Authentication mechanisms present another weak point. Multi-factor authentication, once considered a robust defense, can be circumvented by AI systems that either exploit supplementary vulnerabilities in the authentication chain or—more insidiously—use social engineering to convince customers to voluntarily surrender second-factor codes. The human element remains the system's breaking point, and large-language models excel at producing text that triggers human compliance.
Bessent's statement that American banks are "working to safeguard" against these threats is correct but insufficient. Work is underway. But the timeline matters enormously. If AI-powered account takeover becomes operationalized by criminal syndicates before the financial sector deploys adequate defenses, the losses could cascade across the system in ways that traditional deposit insurance and capital reserve calculations were never designed to absorb. A single coordinated attack on thousands of accounts across multiple institutions could trigger a customer confidence event that no regulatory backstop can easily repair.
The appropriate response requires three concurrent workstreams. First, the Federal Reserve, the Office of the Comptroller of the Currency, and the FDIC must issue binding guidance mandating that banks deploy real-time, AI-native anomaly detection systems—models trained specifically to recognize the behavioral signatures of machine-driven account compromise, not merely human fraud. Second, authentication infrastructure must evolve beyond knowledge factors and into verifiable biometric and behavioral systems that cannot be socially engineered away.
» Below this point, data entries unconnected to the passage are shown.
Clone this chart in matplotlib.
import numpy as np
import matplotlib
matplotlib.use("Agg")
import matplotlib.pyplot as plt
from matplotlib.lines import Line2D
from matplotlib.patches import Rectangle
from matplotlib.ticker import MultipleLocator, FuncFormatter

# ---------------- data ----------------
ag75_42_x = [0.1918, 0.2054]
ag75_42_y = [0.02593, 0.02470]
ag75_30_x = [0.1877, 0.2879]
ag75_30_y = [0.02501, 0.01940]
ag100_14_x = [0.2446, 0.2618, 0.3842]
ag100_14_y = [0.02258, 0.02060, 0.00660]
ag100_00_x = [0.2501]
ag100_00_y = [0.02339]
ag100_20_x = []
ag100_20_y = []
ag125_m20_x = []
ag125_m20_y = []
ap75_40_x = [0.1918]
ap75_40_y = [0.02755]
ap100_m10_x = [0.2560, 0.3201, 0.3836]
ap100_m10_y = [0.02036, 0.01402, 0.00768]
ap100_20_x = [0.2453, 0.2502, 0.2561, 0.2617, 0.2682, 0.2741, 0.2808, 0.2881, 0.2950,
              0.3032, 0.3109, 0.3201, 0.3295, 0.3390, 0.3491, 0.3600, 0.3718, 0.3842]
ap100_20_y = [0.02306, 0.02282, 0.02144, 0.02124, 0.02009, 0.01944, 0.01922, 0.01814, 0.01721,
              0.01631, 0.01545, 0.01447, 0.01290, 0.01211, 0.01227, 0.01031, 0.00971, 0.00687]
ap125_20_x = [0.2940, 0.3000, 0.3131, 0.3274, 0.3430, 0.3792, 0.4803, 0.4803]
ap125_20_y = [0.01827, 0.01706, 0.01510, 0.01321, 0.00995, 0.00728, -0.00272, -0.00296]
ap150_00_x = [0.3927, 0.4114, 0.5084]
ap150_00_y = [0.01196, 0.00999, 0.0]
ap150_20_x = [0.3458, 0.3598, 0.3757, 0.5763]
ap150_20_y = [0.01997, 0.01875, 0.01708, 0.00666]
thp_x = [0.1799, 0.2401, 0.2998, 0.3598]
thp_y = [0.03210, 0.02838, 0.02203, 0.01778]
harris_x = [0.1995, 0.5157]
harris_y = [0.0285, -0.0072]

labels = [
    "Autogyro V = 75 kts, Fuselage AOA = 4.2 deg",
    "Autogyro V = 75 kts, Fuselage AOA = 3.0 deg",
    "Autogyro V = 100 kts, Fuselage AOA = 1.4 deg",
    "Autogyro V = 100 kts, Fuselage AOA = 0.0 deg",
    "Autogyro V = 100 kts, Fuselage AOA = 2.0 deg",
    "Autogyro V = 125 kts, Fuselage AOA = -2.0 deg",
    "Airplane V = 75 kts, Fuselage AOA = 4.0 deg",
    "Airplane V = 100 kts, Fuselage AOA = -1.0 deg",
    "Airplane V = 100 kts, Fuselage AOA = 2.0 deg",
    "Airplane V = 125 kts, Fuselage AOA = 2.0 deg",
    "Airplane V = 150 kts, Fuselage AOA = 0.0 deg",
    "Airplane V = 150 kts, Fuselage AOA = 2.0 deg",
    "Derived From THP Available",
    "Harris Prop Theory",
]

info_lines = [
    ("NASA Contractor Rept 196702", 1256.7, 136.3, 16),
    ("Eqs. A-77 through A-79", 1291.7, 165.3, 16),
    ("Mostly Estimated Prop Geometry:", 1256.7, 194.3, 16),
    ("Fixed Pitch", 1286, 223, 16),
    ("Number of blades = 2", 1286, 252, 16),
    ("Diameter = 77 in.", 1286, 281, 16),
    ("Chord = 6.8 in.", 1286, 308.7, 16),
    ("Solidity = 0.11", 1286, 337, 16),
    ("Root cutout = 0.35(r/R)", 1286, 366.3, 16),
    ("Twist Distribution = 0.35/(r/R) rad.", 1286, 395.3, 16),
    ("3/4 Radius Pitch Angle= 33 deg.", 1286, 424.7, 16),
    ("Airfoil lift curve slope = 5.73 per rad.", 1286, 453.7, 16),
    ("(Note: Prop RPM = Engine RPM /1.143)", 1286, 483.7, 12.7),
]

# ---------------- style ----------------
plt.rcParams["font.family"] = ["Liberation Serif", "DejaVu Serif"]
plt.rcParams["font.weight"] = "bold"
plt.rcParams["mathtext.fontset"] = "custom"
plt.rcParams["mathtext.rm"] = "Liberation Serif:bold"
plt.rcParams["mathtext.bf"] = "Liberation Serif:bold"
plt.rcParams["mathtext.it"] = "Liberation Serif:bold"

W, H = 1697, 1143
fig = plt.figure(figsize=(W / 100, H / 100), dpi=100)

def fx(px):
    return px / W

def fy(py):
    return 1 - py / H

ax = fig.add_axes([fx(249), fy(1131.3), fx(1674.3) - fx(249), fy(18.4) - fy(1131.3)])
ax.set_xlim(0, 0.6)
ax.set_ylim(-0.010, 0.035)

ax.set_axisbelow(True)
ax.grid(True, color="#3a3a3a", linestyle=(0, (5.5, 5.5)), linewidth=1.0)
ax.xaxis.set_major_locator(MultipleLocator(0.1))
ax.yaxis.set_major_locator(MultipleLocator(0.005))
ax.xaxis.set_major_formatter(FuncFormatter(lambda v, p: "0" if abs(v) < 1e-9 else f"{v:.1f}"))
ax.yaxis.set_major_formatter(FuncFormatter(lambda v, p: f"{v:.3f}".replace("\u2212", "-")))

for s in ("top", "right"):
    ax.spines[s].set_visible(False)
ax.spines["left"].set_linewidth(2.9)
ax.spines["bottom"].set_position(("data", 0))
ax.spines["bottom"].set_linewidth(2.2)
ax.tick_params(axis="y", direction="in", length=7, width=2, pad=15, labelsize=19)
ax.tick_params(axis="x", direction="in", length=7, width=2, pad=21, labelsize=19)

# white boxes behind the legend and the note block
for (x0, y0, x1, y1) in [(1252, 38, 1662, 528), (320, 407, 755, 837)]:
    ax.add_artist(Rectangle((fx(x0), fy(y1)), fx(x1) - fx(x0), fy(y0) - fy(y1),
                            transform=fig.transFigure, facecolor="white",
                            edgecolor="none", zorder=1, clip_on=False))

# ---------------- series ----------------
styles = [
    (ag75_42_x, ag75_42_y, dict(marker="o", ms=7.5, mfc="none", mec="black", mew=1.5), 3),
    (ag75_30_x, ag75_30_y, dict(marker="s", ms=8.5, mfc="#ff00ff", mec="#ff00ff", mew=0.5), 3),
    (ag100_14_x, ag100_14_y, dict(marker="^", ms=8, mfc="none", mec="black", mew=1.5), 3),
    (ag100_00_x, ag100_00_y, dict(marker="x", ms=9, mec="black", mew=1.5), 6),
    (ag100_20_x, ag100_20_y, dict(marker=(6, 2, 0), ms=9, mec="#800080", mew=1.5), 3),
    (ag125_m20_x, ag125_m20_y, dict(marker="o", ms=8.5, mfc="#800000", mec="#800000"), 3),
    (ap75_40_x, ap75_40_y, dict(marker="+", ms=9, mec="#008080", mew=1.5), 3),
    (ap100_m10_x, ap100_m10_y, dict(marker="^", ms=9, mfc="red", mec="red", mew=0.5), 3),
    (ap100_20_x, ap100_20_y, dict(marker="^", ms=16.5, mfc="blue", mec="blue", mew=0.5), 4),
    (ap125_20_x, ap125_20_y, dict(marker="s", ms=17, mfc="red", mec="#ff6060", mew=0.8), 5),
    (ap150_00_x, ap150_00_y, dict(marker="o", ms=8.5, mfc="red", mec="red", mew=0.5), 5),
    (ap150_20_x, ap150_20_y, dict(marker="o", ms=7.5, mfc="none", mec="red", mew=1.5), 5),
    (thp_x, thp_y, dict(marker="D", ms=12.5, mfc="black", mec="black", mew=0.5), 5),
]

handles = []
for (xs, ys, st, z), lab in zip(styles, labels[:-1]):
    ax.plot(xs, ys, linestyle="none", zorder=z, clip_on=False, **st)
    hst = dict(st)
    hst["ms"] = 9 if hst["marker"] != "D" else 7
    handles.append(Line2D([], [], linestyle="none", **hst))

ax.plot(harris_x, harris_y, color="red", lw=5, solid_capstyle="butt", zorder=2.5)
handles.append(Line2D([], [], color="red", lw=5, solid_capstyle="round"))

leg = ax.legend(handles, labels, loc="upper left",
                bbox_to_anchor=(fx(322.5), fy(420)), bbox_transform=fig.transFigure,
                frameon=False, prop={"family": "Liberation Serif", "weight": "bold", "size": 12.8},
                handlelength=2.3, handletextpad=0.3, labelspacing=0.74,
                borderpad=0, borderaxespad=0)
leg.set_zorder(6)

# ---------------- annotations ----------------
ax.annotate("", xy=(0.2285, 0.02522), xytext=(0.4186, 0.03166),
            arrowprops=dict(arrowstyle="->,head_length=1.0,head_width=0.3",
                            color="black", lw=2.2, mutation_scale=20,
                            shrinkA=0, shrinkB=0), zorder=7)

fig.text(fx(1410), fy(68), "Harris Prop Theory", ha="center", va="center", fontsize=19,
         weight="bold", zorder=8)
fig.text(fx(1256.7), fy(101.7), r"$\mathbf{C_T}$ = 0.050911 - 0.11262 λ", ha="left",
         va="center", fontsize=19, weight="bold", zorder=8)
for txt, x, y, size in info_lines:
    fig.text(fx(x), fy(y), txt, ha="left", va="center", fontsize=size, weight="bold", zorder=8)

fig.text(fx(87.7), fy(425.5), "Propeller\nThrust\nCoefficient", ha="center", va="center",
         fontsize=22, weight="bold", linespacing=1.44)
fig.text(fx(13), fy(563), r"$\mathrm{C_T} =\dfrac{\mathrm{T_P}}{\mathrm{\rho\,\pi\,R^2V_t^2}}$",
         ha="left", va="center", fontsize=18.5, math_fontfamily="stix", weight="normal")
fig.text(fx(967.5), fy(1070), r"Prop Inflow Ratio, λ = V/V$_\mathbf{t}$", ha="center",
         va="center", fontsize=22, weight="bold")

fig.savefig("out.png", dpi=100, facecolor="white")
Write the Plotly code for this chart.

Third, the financial sector and AI companies must establish a formal threat-intelligence partnership, with mandatory reporting of detected AI-driven attacks and rapid dissemination of defensive countermeasures across institutions.
The risk is not that AI-powered account hacking will occur. The risk is that when it does—and scaling attacks suggest it will—the banking system's defenses will prove insufficient, and regulators will be forced into damage control rather than damage prevention. Bessent's warning is not an alarm bell; it is a starting gun. What happens next depends on how seriously the industry acts on the signal.